The Gretta Rochelle that we hold in our heads as the tested and true document of her everyday nature is one that takes some squinting and reading between the lines to make out. It's written in a smearable, water soluble ink and a glass of water or a shot of vodka's been spilled all over it. The ink, our caricature, is bleeding this way and that, her features and attributes suddenly taking on the qualities of rivers and streams, forging across a flat, paper landscape. You see, she seems a little like a loose cannon, like she's willing to try anything. You wouldn't be surprised to see her some night with gorgeously long, flowing brown hair - something stereotypically pretty and admired, the envy of many ladies - and then the following day, she'd be standing before you with it all shaved off, save for a wave of it, now dyed bleach white. It would have been done on a whim, without premeditation, just to see what it would look and feel like to do such a thing without warning. It would feel as right as anything to her. We imagine her to ache a bit inside, for something that she can't placed, for a feeling that lurches out there, hidden in the darkness. It keeps poking her and giving her ideas.

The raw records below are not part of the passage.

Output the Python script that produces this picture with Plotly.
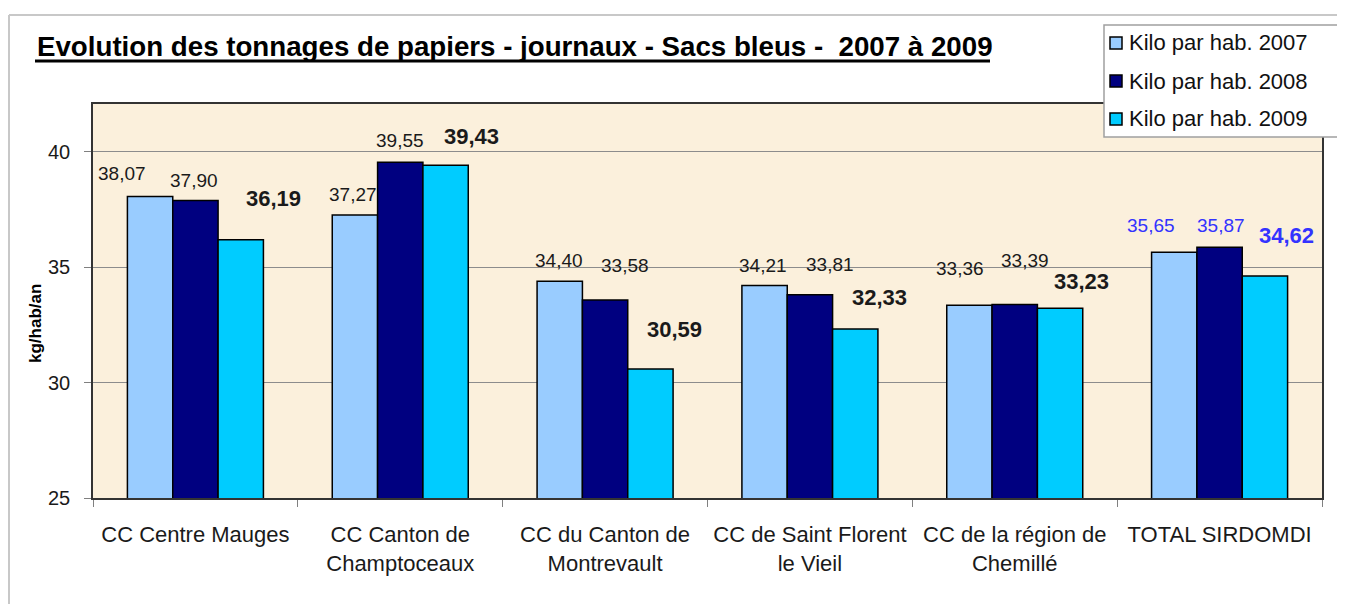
import plotly.graph_objects as go

categories = [
    "CC Centre Mauges",
    "CC Canton de<br>Champtoceaux",
    "CC du Canton de<br>Montrevault",
    "CC de Saint Florent<br>le Vieil",
    "CC de la région de<br>Chemillé",
    "TOTAL SIRDOMDI",
]
series_names = ["Kilo par hab. 2007", "Kilo par hab. 2008", "Kilo par hab. 2009"]
kilo_2007 = [38.07, 37.27, 34.40, 34.21, 33.36, 35.65]
kilo_2008 = [37.90, 39.55, 33.58, 33.81, 33.39, 35.87]
kilo_2009 = [36.19, 39.43, 30.59, 32.33, 33.23, 34.62]
series_values = [kilo_2007, kilo_2008, kilo_2009]

colors = ["#99CCFF", "#000080", "#00CCFF"]

# label offsets (px) from the group centre / bar top, as placed in the original
label_dx = [
    [-73, -47, -46, -47, -55, -69],
    [-1, 0, 20, 20, 10, 1],
    [78, 71, 69, 70, 67, 67],
]
label_dy = [
    [25, 22, 23, 22, 39, 29],
    [22, 24, 37, 32, 46, 24],
    [43, 31, 42, 33, 29, 43],
]

# page has an 8px body margin, so the figure sits at (8, 8)
OFF = 8
W, H = 1345 - OFF, 604 - OFF
L, R, T, B = 85, 23, 96, 106
PW, PH = W - L - R, H - T - B


def px(x):
    return (x - OFF - L) / PW


def py(y):
    return (H - B - (y - OFF)) / PH


FONT = "Liberation Sans, Arial, sans-serif"

fig = go.Figure()
for name, vals, col in zip(series_names, series_values, colors):
    fig.add_trace(go.Bar(
        name=name, x=categories, y=vals,
        marker=dict(color=col, line=dict(color="black", width=1.5)),
        showlegend=False,
    ))

annotations = []
for s, vals in enumerate(series_values):
    for i, v in enumerate(vals):
        total = i == len(categories) - 1
        bold = s == 2
        txt = f"{v:.2f}".replace(".", ",")
        annotations.append(dict(
            x=categories[i], y=v, xref="x", yref="y",
            text=f"<b>{txt}</b>" if bold else txt,
            showarrow=False, xanchor="center", yanchor="middle",
            xshift=label_dx[s][i], yshift=label_dy[s][i] - 2,
            font=dict(family=FONT, size=22 if bold else 19,
                      color="#3333FF" if total else "#1a1a1a"),
        ))

# title
annotations.append(dict(
    x=px(35), y=py(47), xref="paper", yref="paper",
    text="<b>Evolution des tonnages de papiers - journaux - Sacs bleus -  2007 à 2009</b>",
    showarrow=False, xanchor="left", yanchor="middle",
    font=dict(family=FONT, size=27.7, color="black"),
))
# y axis title
annotations.append(dict(
    x=px(35), y=py(324), xref="paper", yref="paper",
    text="<b>kg/hab/an</b>", textangle=-90,
    showarrow=False, xanchor="center", yanchor="middle",
    font=dict(family=FONT, size=17, color="black"),
))

shapes = [
    # outer chart frame
    dict(type="line", xref="paper", yref="paper", x0=px(9), x1=px(1345), y0=py(15), y1=py(15),
         line=dict(color="#c8c8c8", width=2)),
    dict(type="line", xref="paper", yref="paper", x0=px(9), x1=px(9), y0=py(15), y1=py(604),
         line=dict(color="#c8c8c8", width=2)),
    # title underline
    dict(type="line", xref="paper", yref="paper", x0=px(35), x1=px(990), y0=py(61), y1=py(61),
         line=dict(color="black", width=3)),
    # legend box
    dict(type="rect", xref="paper", yref="paper", x0=px(1104), x1=px(1341), y0=py(25), y1=py(137),
         fillcolor="white", line=dict(color="#a0a0a0", width=1.5)),
]

for k, (name, col) in enumerate(zip(series_names, colors)):
    yc = 43 + 38 * k
    shapes.append(dict(type="rect", xref="paper", yref="paper",
                       x0=px(1110), x1=px(1122), y0=py(yc - 6), y1=py(yc + 6),
                       fillcolor=col, line=dict(color="black", width=1.5)))
    annotations.append(dict(
        x=px(1127), y=py(yc), xref="paper", yref="paper", text=name,
        showarrow=False, xanchor="left", yanchor="middle",
        font=dict(family=FONT, size=22, color="#111111"),
    ))

fig.update_layout(
    width=W, height=H,
    margin=dict(l=L, r=R, t=T, b=B),
    paper_bgcolor="white",
    plot_bgcolor="#FBF0DC",
    barmode="group",
    bargap=0.336,
    bargroupgap=0,
    font=dict(family=FONT, color="#1a1a1a"),
    annotations=annotations,
    shapes=shapes,
    xaxis=dict(
        showline=True, linecolor="#333333", linewidth=1.5, mirror=True,
        ticks="outside", tickson="boundaries", ticklen=7, tickcolor="#808080",
        tickfont=dict(family=FONT, size=22, color="#1a1a1a"),
        ticklabelstandoff=16,
    ),
    yaxis=dict(
        range=[25, 42.08], tick0=25, dtick=5,
        showgrid=True, gridcolor="#8c8c8c", gridwidth=1,
        showline=True, linecolor="#333333", linewidth=1.5, mirror=True,
        ticks="outside", ticklen=7, tickcolor="#808080",
        tickfont=dict(family=FONT, size=20, color="#1a1a1a"),
        ticklabelstandoff=10,
        zeroline=False,
    ),
)

fig.write_html("out.html")
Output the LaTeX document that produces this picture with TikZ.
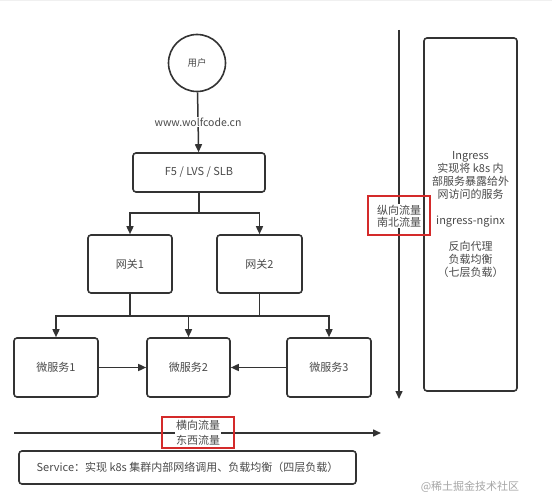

My Gold Mask, the duo that Rochelle fronts from behind her drum kit - along with guitarist Jack Armondo, is an attempt to put so many of her poetic fears and her subsequent lack of fear over them into song and it reaches us in the form of a therapy session that Bjork might have, if she ever made any sense. We're overhearing the many intermingling thoughts that are circling inside her head like vultures, descending to the ground when they think they spy some food moving around. We hear them in massively big, splattering clashes, with plenty of room to breathe.

Armondo and Rochelle work a cavernous sound that still sounds like a bedroom on nearly every song from their full-length EP, "A Thousand Voices." Rochelle has a wide-ranging voice that gives us those moments of epiphany and those moments of slight whispers into ears, meant for one and only one. They don't feel much different. It's all coming from someone who likes "violet eyes," "shooting arrows in the dark" and "rain upon your windowpane," all while following the ghosts of people. It sometimes feels as if we're out on a ghost hunt on "A Thousand Voices." We are left adrift of what we know or what we're familiar with. Rochelle makes sure that nothing ever stays too familiar.